Stored data:
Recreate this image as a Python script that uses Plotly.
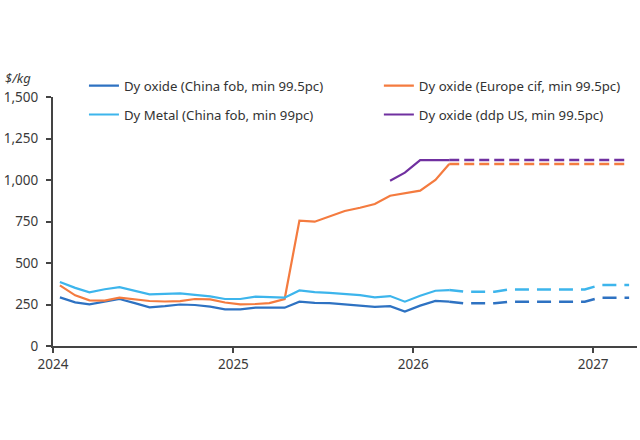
import pandas as pd
import plotly.graph_objects as go

# Monthly observation dates (mid-month), Jan 2024 .. Mar 2027
actual_dates = [d.strftime("%Y-%m-15") for d in pd.date_range("2024-01-01", "2026-03-01", freq="MS")]
forecast_dates = [d.strftime("%Y-%m-15") for d in pd.date_range("2026-03-01", "2027-03-01", freq="MS")]

# Actuals ($/kg)
china_oxide = [293, 263, 251, 268, 283, 258, 233, 240, 250, 247, 237, 221, 221, 231, 231, 231,
               267, 260, 258, 252, 245, 236, 240, 207, 243, 272, 267]
europe_oxide = [365, 305, 275, 273, 291, 280, 271, 268, 270, 283, 281, 262, 251, 253, 258, 283,
                755, 749, 779, 813, 833, 855, 905, 920, 936, 1000, 1096]
china_metal = [385, 350, 323, 342, 354, 333, 311, 314, 317, 308, 299, 283, 283, 297, 294, 291,
               335, 325, 320, 315, 307, 293, 301, 267, 303, 333, 337]
us_oxide = [None] * 22 + [996, 1044, 1120, 1120, 1120]

# Forecasts ($/kg), starting from the last actual month
china_oxide_fc = [267, 257, 257, 257, 267, 267, 267, 267, 267, 267, 291, 291, 291]
europe_oxide_fc = [1096, 1096, 1096, 1096, 1096, 1096, 1096, 1096, 1096, 1096, 1096, 1096, 1096]
china_metal_fc = [337, 327, 327, 327, 341, 341, 341, 341, 341, 341, 367, 367, 367]
us_oxide_fc = [1120, 1120, 1120, 1120, 1120, 1120, 1120, 1120, 1120, 1120, 1120, 1120, 1120]

names = ["Dy oxide (China fob, min 99.5pc)", "Dy oxide (Europe cif, min 99.5pc)",
         "Dy Metal (China fob, min 99pc)", "Dy oxide (ddp US, min 99.5pc)"]

C_DARK = "#2E72C2"
C_ORANGE = "#F47B3F"
C_LIGHT = "#3DB5EC"
C_PURPLE = "#7030A0"

FONT = "Noto Sans"
TXT = "#3a3a3a"
AX = "#444444"

fig = go.Figure()

series = [
    (china_oxide, china_oxide_fc, names[0], C_DARK, "legend", "14px,8px"),
    (europe_oxide, europe_oxide_fc, names[1], C_ORANGE, "legend2", "10px,5px"),
    (china_metal, china_metal_fc, names[2], C_LIGHT, "legend3", "14px,8px"),
    (us_oxide, us_oxide_fc, names[3], C_PURPLE, "legend4", "10px,5px"),
]

for act, fc, nm, col, lg, dash in series:
    fig.add_trace(go.Scatter(x=forecast_dates, y=fc, mode="lines", showlegend=False,
                             line=dict(color=col, width=2.5, dash=dash), hoverinfo="skip"))

for act, fc, nm, col, lg, dash in series:
    fig.add_trace(go.Scatter(x=actual_dates, y=act, mode="lines", name=nm, legend=lg,
                             line=dict(color=col, width=2.2)))

legend_common = dict(orientation="h", xanchor="left", yanchor="middle",
                     font=dict(family=FONT, size=13.2, color="#333333"),
                     bgcolor="rgba(0,0,0,0)", itemwidth=30)

X1, X2 = 0.053, 0.558
Y1, Y2 = 1.044, 0.928

fig.update_layout(
    width=640, height=440,
    margin=dict(l=53, r=3, t=97, b=94),
    paper_bgcolor="white", plot_bgcolor="white",
    font=dict(family=FONT, color=TXT),
    legend=dict(x=X1, y=Y1, **legend_common),
    legend2=dict(x=X2, y=Y1, **legend_common),
    legend3=dict(x=X1, y=Y2, **legend_common),
    legend4=dict(x=X2, y=Y2, **legend_common),
    xaxis=dict(range=["2024-01-01", "2027-03-31"], type="date", dtick="M12",
               tick0="2024-01-01", tickformat="%Y", showgrid=False, zeroline=False,
               showline=True, linecolor=AX, linewidth=2,
               ticks="outside", ticklen=5, tickwidth=1.5, tickcolor=AX,
               tickfont=dict(family=FONT, size=13.5, color=TXT)),
    yaxis=dict(range=[0, 1500], dtick=250, tickformat=",", showgrid=False, zeroline=False,
               showline=True, linecolor=AX, linewidth=2,
               ticks="outside", ticklen=5, tickwidth=1.5, tickcolor=AX,
               ticklabelstandoff=5,
               tickfont=dict(family=FONT, size=13.5, color=TXT)),
    annotations=[dict(text="<i>$/kg</i>", xref="paper", yref="paper", x=-0.086, y=1.076,
                      xanchor="left", yanchor="middle", showarrow=False,
                      font=dict(family=FONT, size=13, color=TXT))],
)

fig.write_html("out.html", config={"displayModeBar": False},
               post_script="document.body.style.margin='0';")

Your task:
Reproduce all of the material above word for word. Omit the pictures.

Response below:
Recreate this image as a Python script that uses Plotly.
import pandas as pd
import plotly.graph_objects as go

# Monthly observation dates (mid-month), Jan 2024 .. Mar 2027
actual_dates = [d.strftime("%Y-%m-15") for d in pd.date_range("2024-01-01", "2026-03-01", freq="MS")]
forecast_dates = [d.strftime("%Y-%m-15") for d in pd.date_range("2026-03-01", "2027-03-01", freq="MS")]

# Actuals ($/kg)
china_oxide = [293, 263, 251, 268, 283, 258, 233, 240, 250, 247, 237, 221, 221, 231, 231, 231,
               267, 260, 258, 252, 245, 236, 240, 207, 243, 272, 267]
europe_oxide = [365, 305, 275, 273, 291, 280, 271, 268, 270, 283, 281, 262, 251, 253, 258, 283,
                755, 749, 779, 813, 833, 855, 905, 920, 936, 1000, 1096]
china_metal = [385, 350, 323, 342, 354, 333, 311, 314, 317, 308, 299, 283, 283, 297, 294, 291,
               335, 325, 320, 315, 307, 293, 301, 267, 303, 333, 337]
us_oxide = [None] * 22 + [996, 1044, 1120, 1120, 1120]

# Forecasts ($/kg), starting from the last actual month
china_oxide_fc = [267, 257, 257, 257, 267, 267, 267, 267, 267, 267, 291, 291, 291]
europe_oxide_fc = [1096, 1096, 1096, 1096, 1096, 1096, 1096, 1096, 1096, 1096, 1096, 1096, 1096]
china_metal_fc = [337, 327, 327, 327, 341, 341, 341, 341, 341, 341, 367, 367, 367]
us_oxide_fc = [1120, 1120, 1120, 1120, 1120, 1120, 1120, 1120, 1120, 1120, 1120, 1120, 1120]

names = ["Dy oxide (China fob, min 99.5pc)", "Dy oxide (Europe cif, min 99.5pc)",
         "Dy Metal (China fob, min 99pc)", "Dy oxide (ddp US, min 99.5pc)"]

C_DARK = "#2E72C2"
C_ORANGE = "#F47B3F"
C_LIGHT = "#3DB5EC"
C_PURPLE = "#7030A0"

FONT = "Noto Sans"
TXT = "#3a3a3a"
AX = "#444444"

fig = go.Figure()

series = [
    (china_oxide, china_oxide_fc, names[0], C_DARK, "legend", "14px,8px"),
    (europe_oxide, europe_oxide_fc, names[1], C_ORANGE, "legend2", "10px,5px"),
    (china_metal, china_metal_fc, names[2], C_LIGHT, "legend3", "14px,8px"),
    (us_oxide, us_oxide_fc, names[3], C_PURPLE, "legend4", "10px,5px"),
]

for act, fc, nm, col, lg, dash in series:
    fig.add_trace(go.Scatter(x=forecast_dates, y=fc, mode="lines", showlegend=False,
                             line=dict(color=col, width=2.5, dash=dash), hoverinfo="skip"))

for act, fc, nm, col, lg, dash in series:
    fig.add_trace(go.Scatter(x=actual_dates, y=act, mode="lines", name=nm, legend=lg,
                             line=dict(color=col, width=2.2)))

legend_common = dict(orientation="h", xanchor="left", yanchor="middle",
                     font=dict(family=FONT, size=13.2, color="#333333"),
                     bgcolor="rgba(0,0,0,0)", itemwidth=30)

X1, X2 = 0.053, 0.558
Y1, Y2 = 1.044, 0.928

fig.update_layout(
    width=640, height=440,
    margin=dict(l=53, r=3, t=97, b=94),
    paper_bgcolor="white", plot_bgcolor="white",
    font=dict(family=FONT, color=TXT),
    legend=dict(x=X1, y=Y1, **legend_common),
    legend2=dict(x=X2, y=Y1, **legend_common),
    legend3=dict(x=X1, y=Y2, **legend_common),
    legend4=dict(x=X2, y=Y2, **legend_common),
    xaxis=dict(range=["2024-01-01", "2027-03-31"], type="date", dtick="M12",
               tick0="2024-01-01", tickformat="%Y", showgrid=False, zeroline=False,
               showline=True, linecolor=AX, linewidth=2,
               ticks="outside", ticklen=5, tickwidth=1.5, tickcolor=AX,
               tickfont=dict(family=FONT, size=13.5, color=TXT)),
    yaxis=dict(range=[0, 1500], dtick=250, tickformat=",", showgrid=False, zeroline=False,
               showline=True, linecolor=AX, linewidth=2,
               ticks="outside", ticklen=5, tickwidth=1.5, tickcolor=AX,
               ticklabelstandoff=5,
               tickfont=dict(family=FONT, size=13.5, color=TXT)),
    annotations=[dict(text="<i>$/kg</i>", xref="paper", yref="paper", x=-0.086, y=1.076,
                      xanchor="left", yanchor="middle", showarrow=False,
                      font=dict(family=FONT, size=13, color=TXT))],
)

fig.write_html("out.html", config={"displayModeBar": False},
               post_script="document.body.style.margin='0';")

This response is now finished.